Since its start in 1992, the program reports serving 100,000 children in the state of Oregon through more than 2.3 million volunteer hours. It has also given students more than 1.4 million books. The goal for the 2006–07 school year is to serve 12,000 students in 280 schools in 32 of Oregon's 36 counties.
SMART® accepts applications from schools where at least 40% of students are eligible for free or reduced-price lunch. The SMART® organization hires a part-time school coordinator for each participating school who works under the direction of a regional manager. The coordinator recruits and trains volunteers, is present at the school during all program hours, schedules reading sessions, and serves as primary contact for school personnel. In rural areas, SMART® offers the SMART® Kit as an alternative delivery model. The kit assists a school and its surrounding community to implement the program themselves without a regional manager. It includes instructions for setting up the program, organizing classrooms, recruiting volunteers, scheduling the intervention into classrooms, and coordinating the overall program.
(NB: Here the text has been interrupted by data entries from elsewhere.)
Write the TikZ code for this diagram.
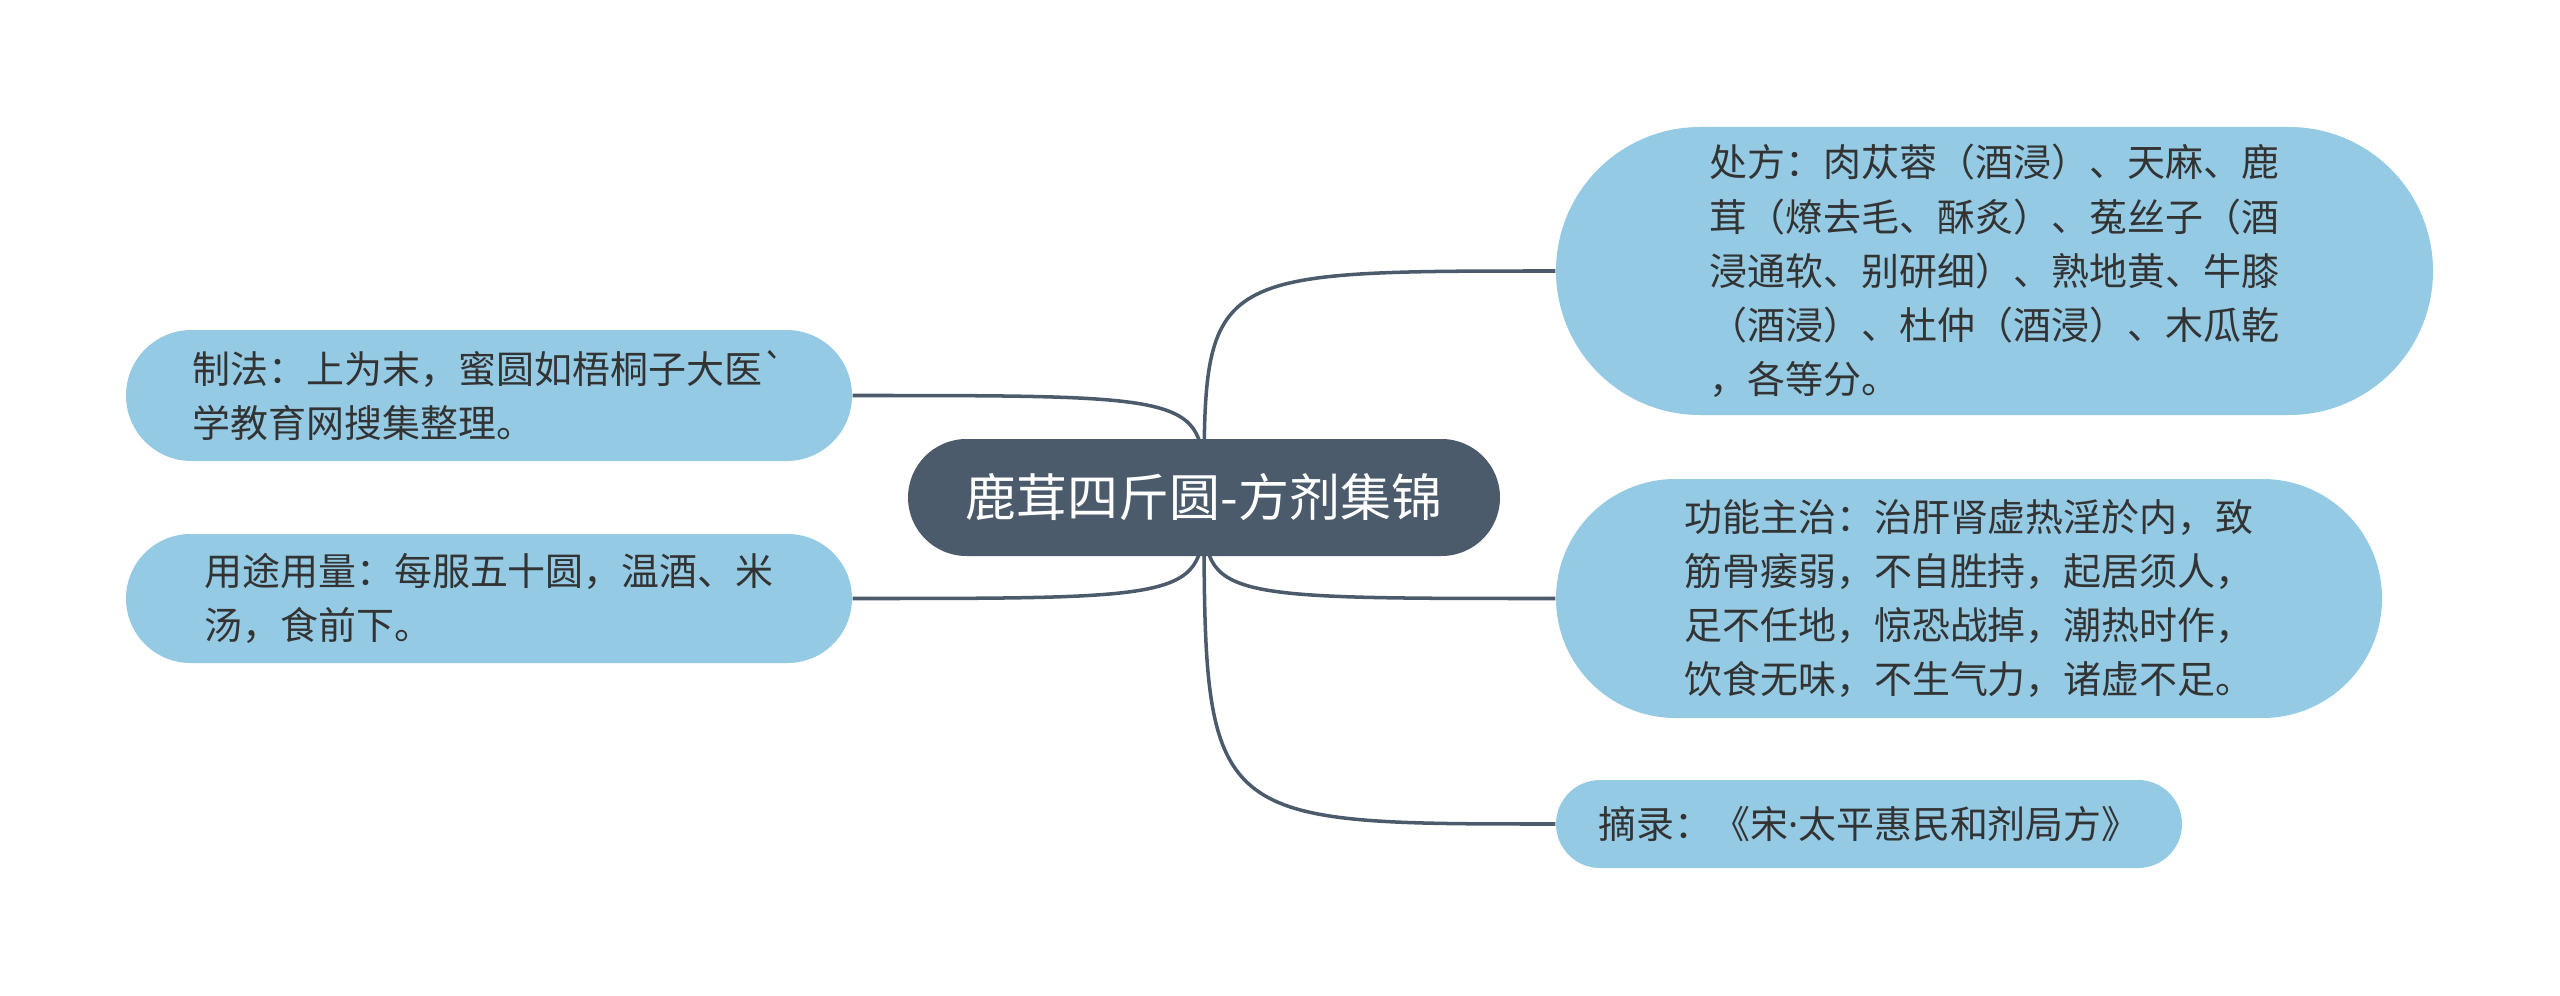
\documentclass[tikz,border=0pt]{standalone}
\usepackage{fontspec}
\newfontfamily\cjk{Noto Sans CJK SC}
\newfontfamily\latin{Noto Sans}
\usetikzlibrary{backgrounds}
\definecolor{rootfill}{HTML}{4B5B6B}
\definecolor{leaffill}{HTML}{94CAE3}
\definecolor{leaftext}{HTML}{333333}
\definecolor{linkcolor}{HTML}{4B5B6B}

\begin{document}
\begin{tikzpicture}[
    link/.style={draw=linkcolor, line width=1pt},
    root node/.style={fill=rootfill, text=white, inner sep=0pt, minimum width=5.92cm, minimum height=1.17cm, rounded corners=0.585cm, font=\cjk\fontsize{14.5}{18}\selectfont},
    leaf node/.style={fill=leaffill, text=leaftext, inner sep=0pt, align=left, font=\cjk\fontsize{10.8}{15.4}\selectfont}
]
    \useasboundingbox (0,0) rectangle (25.6,-9.96);

    % Nodes
    \node[root node] (root) at (12.04,-4.975) {鹿茸四斤圆-方剂集锦};
    \node[leaf node, minimum width=8.77cm, minimum height=2.88cm, rounded corners=1.44cm] (chufang) at (19.945,-2.71)
        {处方：肉苁蓉（酒浸）、天麻、鹿\\茸（燎去毛、酥炙）、菟丝子（酒\\浸通软、别研细）、熟地黄、牛膝\\（酒浸）、杜仲（酒浸）、木瓜乾\\，各等分。};
    \node[leaf node, minimum width=8.26cm, minimum height=2.39cm, rounded corners=1.195cm] (gongneng) at (19.69,-5.985)
        {功能主治：治肝肾虚热淫於内，致\\筋骨痿弱，不自胜持，起居须人，\\足不任地，惊恐战掉，潮热时作，\\饮食无味，不生气力，诸虚不足。};
    \node[leaf node, minimum width=6.26cm, minimum height=0.88cm, rounded corners=0.44cm] (zhailu) at (18.69,-8.24)
        {摘录：《宋{\latin ·}太平惠民和剂局方》};
    \node[leaf node, minimum width=7.26cm, minimum height=1.31cm, rounded corners=0.655cm] (zhifa) at (4.89,-3.955)
        {制法：上为末，蜜圆如梧桐子大医\textasciigrave\\学教育网搜集整理。};
    \node[leaf node, minimum width=7.26cm, minimum height=1.29cm, rounded corners=0.645cm] (yongtu) at (4.89,-5.985)
        {用途用量：每服五十圆，温酒、米\\汤，食前下。};

    % Edges
    \begin{scope}[on background layer]
        \draw[link] (root.center) .. controls (root.center |- chufang.west) .. (chufang.west);
        \draw[link] (root.center) .. controls (root.center |- gongneng.west) .. (gongneng.west);
        \draw[link] (root.center) .. controls (root.center |- zhailu.west) .. (zhailu.west);
        \draw[link] (zhifa.east) .. controls (root.center |- zhifa.east) .. (root.center);
        \draw[link] (yongtu.east) .. controls (root.center |- yongtu.east) .. (root.center);
    \end{scope}
\end{tikzpicture}
\end{document}
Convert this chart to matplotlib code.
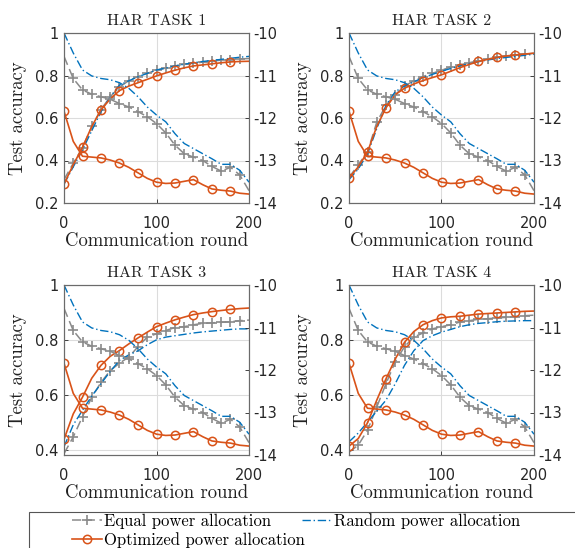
import numpy as np
import matplotlib
matplotlib.use("Agg")
import matplotlib.pyplot as plt
from matplotlib.patches import Rectangle

plt.rcParams["axes.unicode_minus"] = False

# communication rounds (every 10)
rounds = list(range(0, 201, 10))

# transmit power curves (right axis), same for all tasks
pw_equal = [-10.55, -11.07, -11.34, -11.44, -11.50, -11.56, -11.66, -11.74, -11.85, -11.97, -12.13,
            -12.35, -12.64, -12.84, -12.92, -13.00, -13.14, -13.25, -13.16, -13.34, -13.71]
pw_random = [-10.00, -10.47, -10.87, -11.01, -11.07, -11.10, -11.17, -11.30, -11.50, -11.74, -11.93,
             -12.09, -12.37, -12.60, -12.72, -12.84, -12.96, -13.09, -13.09, -13.23, -13.51]
pw_opt = [-11.84, -12.55, -12.90, -12.92, -12.94, -12.99, -13.06, -13.16, -13.29, -13.42, -13.51,
          -13.54, -13.53, -13.49, -13.45, -13.57, -13.67, -13.70, -13.72, -13.77, -13.79]

# test accuracy (left axis)
acc_equal = {
    1: [0.31, 0.387, 0.46, 0.56, 0.64, 0.70, 0.745, 0.776, 0.795, 0.81, 0.825,
        0.835, 0.845, 0.852, 0.858, 0.863, 0.868, 0.872, 0.875, 0.878, 0.88],
    2: [0.32, 0.38, 0.44, 0.58, 0.66, 0.71, 0.75, 0.775, 0.795, 0.81, 0.825,
        0.84, 0.85, 0.86, 0.87, 0.878, 0.885, 0.89, 0.895, 0.90, 0.905],
    3: [0.385, 0.446, 0.52, 0.59, 0.645, 0.688, 0.715, 0.737, 0.775, 0.81, 0.822,
        0.834, 0.845, 0.848, 0.855, 0.86, 0.862, 0.864, 0.866, 0.87, 0.872],
    4: [0.39, 0.416, 0.47, 0.555, 0.64, 0.72, 0.775, 0.81, 0.825, 0.84, 0.848,
        0.855, 0.865, 0.87, 0.875, 0.877, 0.88, 0.882, 0.885, 0.888, 0.89],
}
acc_random = {
    1: [0.289, 0.37, 0.45, 0.54, 0.63, 0.70, 0.755, 0.775, 0.794, 0.81, 0.826,
        0.835, 0.845, 0.853, 0.86, 0.866, 0.871, 0.876, 0.881, 0.886, 0.89],
    2: [0.31, 0.36, 0.43, 0.55, 0.66, 0.724, 0.75, 0.77, 0.79, 0.805, 0.82,
        0.833, 0.845, 0.856, 0.865, 0.873, 0.88, 0.885, 0.89, 0.895, 0.90],
    3: [0.41, 0.49, 0.543, 0.595, 0.64, 0.685, 0.725, 0.745, 0.76, 0.782, 0.80,
        0.81, 0.815, 0.82, 0.825, 0.829, 0.832, 0.835, 0.838, 0.84, 0.84],
    4: [0.428, 0.46, 0.50, 0.54, 0.58, 0.64, 0.707, 0.76, 0.797, 0.815, 0.828,
        0.838, 0.848, 0.855, 0.86, 0.863, 0.866, 0.868, 0.869, 0.87, 0.87],
}
acc_opt = {
    1: [0.289, 0.38, 0.462, 0.56, 0.638, 0.69, 0.729, 0.75, 0.766, 0.782, 0.798,
        0.812, 0.825, 0.836, 0.845, 0.85, 0.855, 0.86, 0.864, 0.866, 0.867],
    2: [0.317, 0.37, 0.44, 0.56, 0.648, 0.71, 0.74, 0.76, 0.776, 0.79, 0.803,
        0.82, 0.837, 0.852, 0.866, 0.876, 0.885, 0.892, 0.897, 0.901, 0.905],
    3: [0.437, 0.53, 0.591, 0.66, 0.707, 0.74, 0.761, 0.785, 0.807, 0.828, 0.848,
        0.861, 0.873, 0.883, 0.892, 0.898, 0.903, 0.907, 0.911, 0.914, 0.916],
    4: [0.412, 0.44, 0.497, 0.58, 0.658, 0.73, 0.791, 0.83, 0.855, 0.87, 0.88,
        0.884, 0.886, 0.89, 0.894, 0.896, 0.898, 0.9, 0.902, 0.904, 0.905],
}

acc_ylim = {1: (0.2, 1.0), 2: (0.2, 1.0), 3: (0.38, 1.0), 4: (0.38, 1.0)}
acc_ticks = {1: [0.2, 0.4, 0.6, 0.8, 1.0], 2: [0.2, 0.4, 0.6, 0.8, 1.0],
             3: [0.4, 0.6, 0.8, 1.0], 4: [0.4, 0.6, 0.8, 1.0]}
pw_ticks = [-14, -13, -12, -11, -10]

GRAY = "#8a8a8a"
BLUE = "#0072BD"
ORANGE = "#D95319"
AXC = "#262626"
SERIF = "cmr10"

W, H = 575, 548
boxes = {1: (64, 33), 2: (349, 33), 3: (64, 285), 4: (349, 285)}
aw, ah = 185, 170

fig = plt.figure(figsize=(W / 100, H / 100), dpi=100)

handles = {}
for task in [1, 2, 3, 4]:
    x0, y0 = boxes[task]
    ax = fig.add_axes([x0 / W, 1 - (y0 + ah) / H, aw / W, ah / H])
    ax2 = ax.twinx()

    for a, data_e, data_r, data_o in [(ax, acc_equal[task], acc_random[task], acc_opt[task]),
                                      (ax2, pw_equal, pw_random, pw_opt)]:
        le, = a.plot(rounds, data_e, color=GRAY, ls=(0, (6, 3)), lw=1.1,
                     marker="+", ms=7, mew=1.2, markevery=list(range(1, 20)))
        lr, = a.plot(rounds, data_r, color=BLUE, ls=(0, (6, 2, 1, 2)), lw=1.0)
        lo, = a.plot(rounds, data_o, color=ORANGE, ls="-", lw=1.2,
                     marker="o", ms=6, mfc="none", mew=1.1, markevery=list(range(0, 19, 2)))
        handles = {"e": le, "r": lr, "o": lo}

    ax.set_xlim(0, 200)
    ax.set_ylim(*acc_ylim[task])
    ax.set_xticks([0, 100, 200])
    ax.set_yticks(acc_ticks[task])
    ax.set_yticklabels(["%g" % t for t in acc_ticks[task]])
    ax2.set_ylim(-14, -10)
    ax2.set_yticks(pw_ticks)
    ax2.set_yticklabels(["%d" % t for t in pw_ticks])

    ax.grid(True, color="#dcdcdc", lw=0.8)
    ax.set_axisbelow(True)
    for a in (ax, ax2):
        a.tick_params(direction="in", length=3, width=0.6, colors=AXC, labelsize=10.5,
                      labelcolor=AXC)
        for lab in a.get_xticklabels() + a.get_yticklabels():
            lab.set_fontfamily("DejaVu Sans")
        for s in a.spines.values():
            s.set_color("#6b6b6b")
            s.set_linewidth(0.8)
    ax.tick_params(axis="x", pad=9)
    ax.tick_params(axis="y", pad=4)
    ax2.tick_params(axis="y", pad=3)

    ax.set_title("HAR TASK %d" % task, fontfamily=SERIF, fontsize=11.5, pad=6, color="#222222")
    ax.set_xlabel("Communication round", fontfamily=SERIF, fontsize=13.5, labelpad=1,
                  color="#222222")
    ax.set_ylabel("Test accuracy", fontfamily=SERIF, fontsize=13.5, labelpad=6, color="#222222")

# legend box, cut by the right and bottom edges
fig.patches.append(Rectangle((29 / W, 1 - 560 / H), 560 / W, 48 / H, transform=fig.transFigure,
                             fill=False, edgecolor="#555555", lw=0.8, clip_on=False))
leg_opts = dict(loc="upper left", frameon=False, borderpad=0, borderaxespad=0,
                handlelength=1.8, handletextpad=0.15, prop={"family": SERIF, "size": 12})
fig.legend([handles["e"], handles["r"]],
           ["Equal power allocation", "Random power allocation"],
           ncol=2, columnspacing=1.8, bbox_to_anchor=(72 / W, 1 - 513 / H), **leg_opts)
fig.legend([handles["o"]], ["Optimized power allocation"],
           bbox_to_anchor=(72 / W, 1 - 532 / H), **leg_opts)

fig.savefig("out.png", dpi=100)
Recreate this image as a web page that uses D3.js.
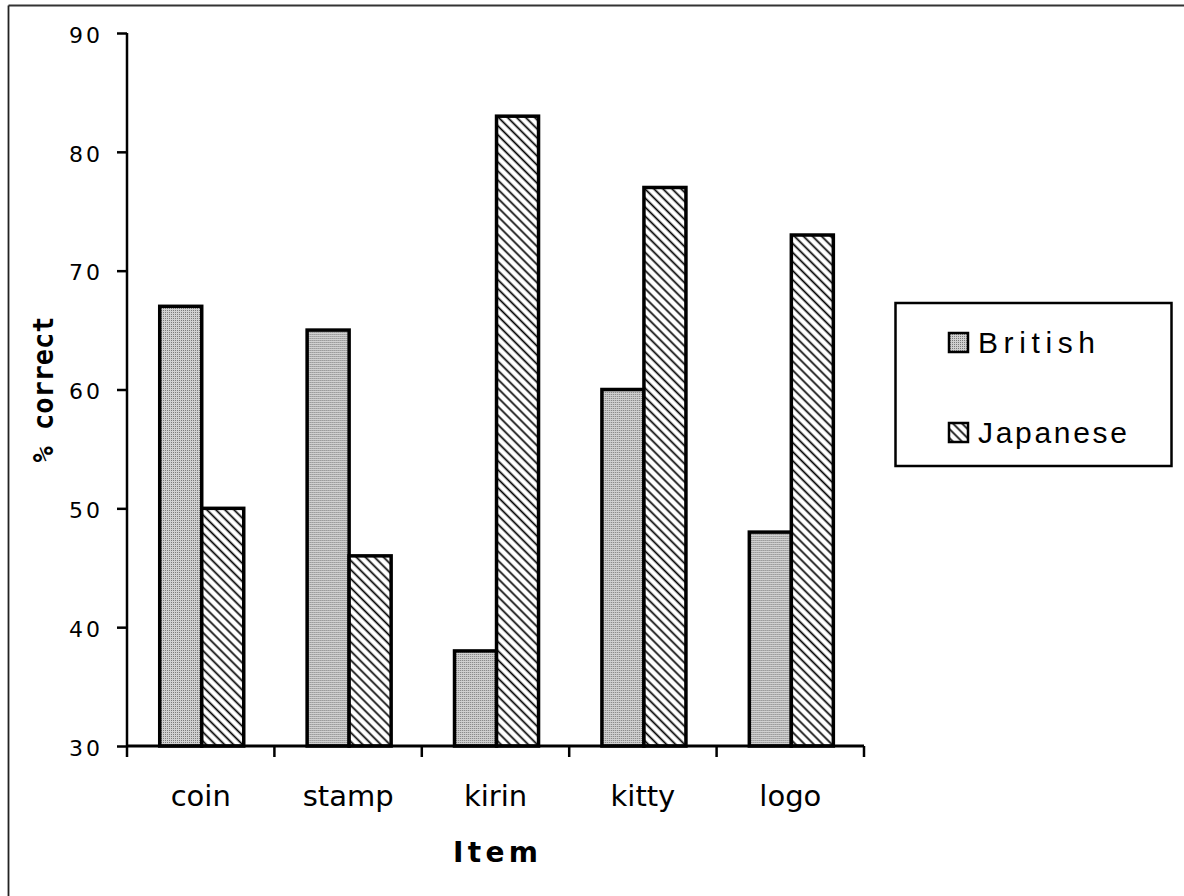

Once the program is in place, the SMART® organization assists the school with materials, books, volunteer training, and technical assistance. SMART® staff facilitate the creation of local Leadership Councils, made up of school and community members, which assist in local fundraising and serve as local advocates for SMART®. In SMART® Kit communities, this group is known as a Leadership Committee and takes on primary responsibility for program operation.
Volunteers, who range from high school students to senior citizens, undergo a 1–2 hour long training that provides an introduction to the program and to reading strategies instruction. Volunteers are trained by the SMART® coordinator where the program is housed. They draw on the handbook that outlines the four SMART® reading strategies: reading to students, reading with students, re-reading, and asking comprehension questions. Using these strategies, volunteers tutor students one-on-one for 30 minutes twice a week throughout the school year.
The SMART® program is funded through a wide range of statewide and local activities involving businesses, foundations, and individuals. There is no cost to a school participating through the standard delivery model. Local fundraising pays the salary of program coordinators, though some program coordinators volunteer and thus do not incur this cost.
For communities using the SMART® Kit delivery model, local groups raise money to cover the cost of SMART® licensing and for the salary of a school coordinator. Overall program cost runs approximately $300 a year per child. This cost is largely covered through donations to the SMART® parent organization.